Thursday, June 5, 2008

"Heaven on Earth: The Rise and Fall of Socialism" by Joshua Muravchik


Babeauf and Marechal believed that socialism would create equality, which would mean an end of boundaries, hedges, door locks, theft and murder. "All crime."

American was about securing the pursuit of happiness. The French Revolution aimed to secure happiness itself.

Babeauf believed if you had too much, someone else didn't have enough - the fixed bounty of nature, and the idea of zero-sum economics. He felt that no one should be superior to another in any way including intellectually. he wanted to eradicate the desire to be richer, wiser or more powerful than another.

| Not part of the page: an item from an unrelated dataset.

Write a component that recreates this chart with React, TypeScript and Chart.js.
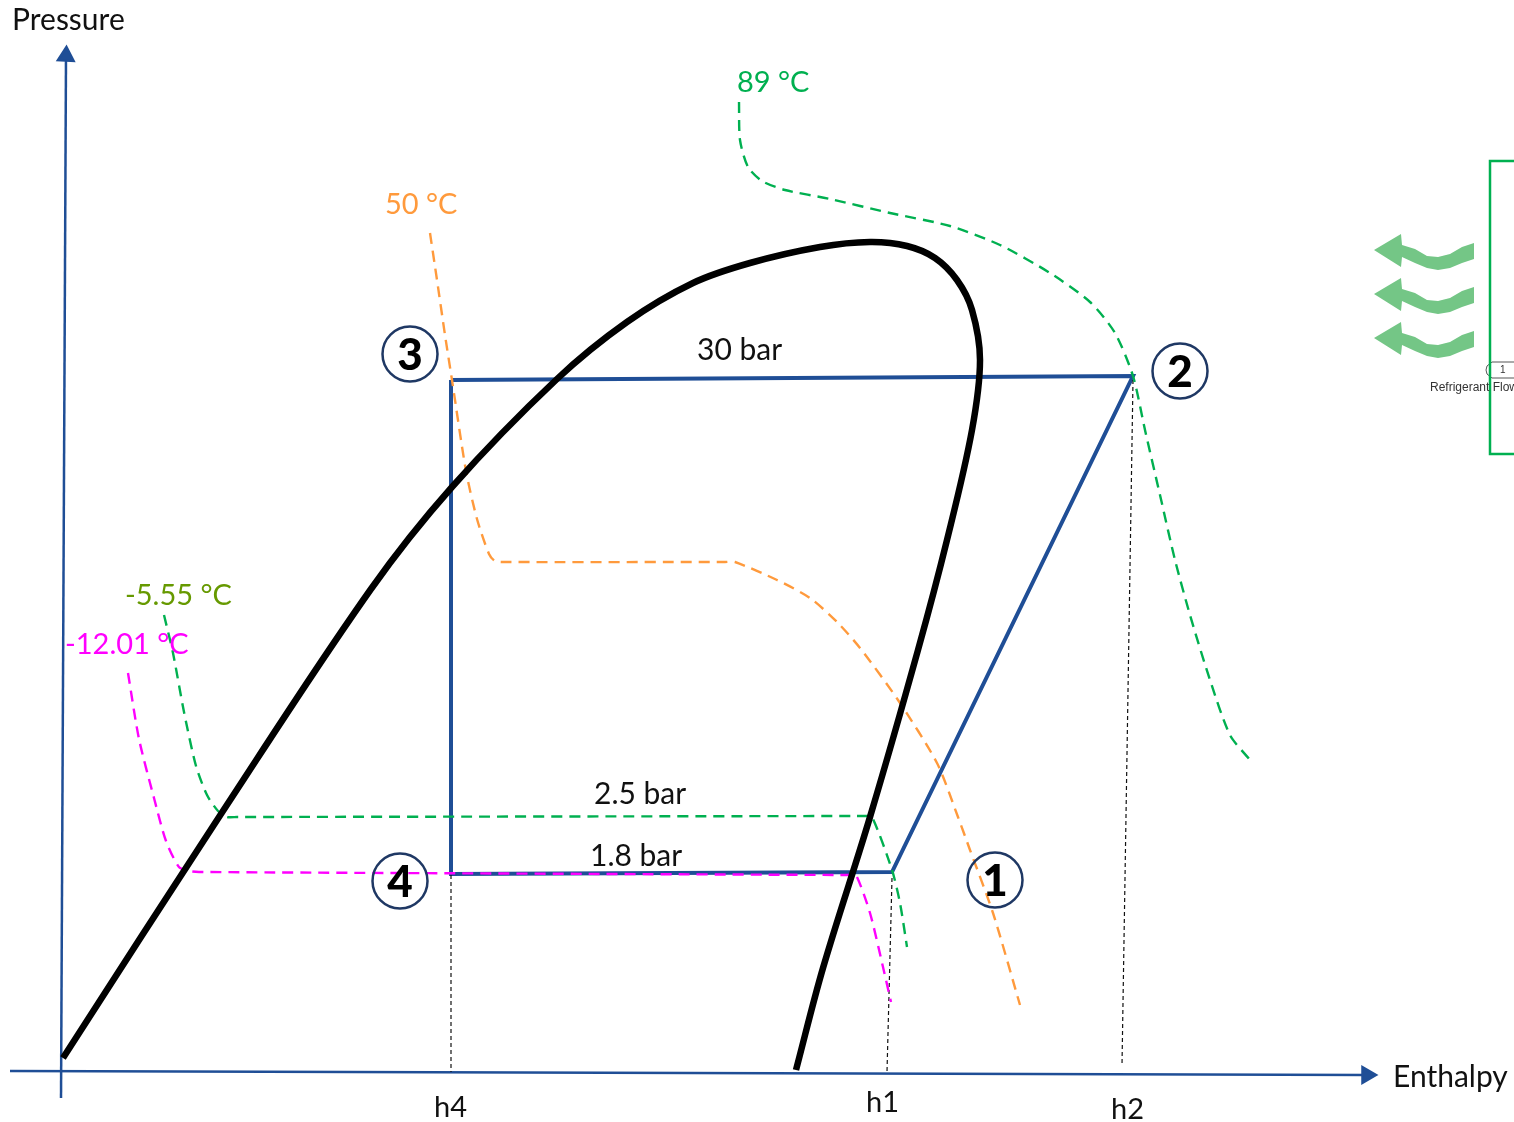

Muravchik's mystery: "How could an idea that so consistently showed itself to be incongruent with human nature have spread faster and further than any other belief system? And how did an idea calling upon so many humane sentiments lend its name to the cruelest regimes in human history?"

Harrington: Socialiam made things easier. Heaven was found in this world rather than waiting for the next. And it asked for little in return. At most, you were to support revolution, at least, do nothing. You didn't have to worship, obey, make sacrifices, give to charity, confess, or repent. Socialism had an "absence of good and evil or right and wrong. This opened the doors to the terrible deeds that were done in the name of socialism."

Religionists who do terrible deeds must "ignore or suppress core elements of their creeds that address moral commands to the believer himself. Socialism, in contrast, lacks any internal code of conduct to limit what believers may do."

During the crusades, 2 million people were killed in 300 years. Pol Pot murdered 2 million people in 3 years. "Regimes calling themselves socialist have murdered more than 100 million people since 1917. The toll of the crimes by observant Christians, Muslims, Jews, Buddhists, or Hindus pales in comparison."

"Democratic socialism turned out to be a contradiction in terms, for where socialists proceeded democratically, they found themselves further from socialism. Imaginary utopias all relied on coercion."

"Occasionally...leftists boast and rightists lament that 'we are all socialists now.' But the opposite is nearer to the truth. [Socialists] recognize the limits of the welfare state, voters have hefty appetites for government benefits but rebel when taxes grow too high."

"Part of the power of Marism was its ability to feed religious hunger while flattering the sense of being wiser than those who give themselves over to unearthly faiths."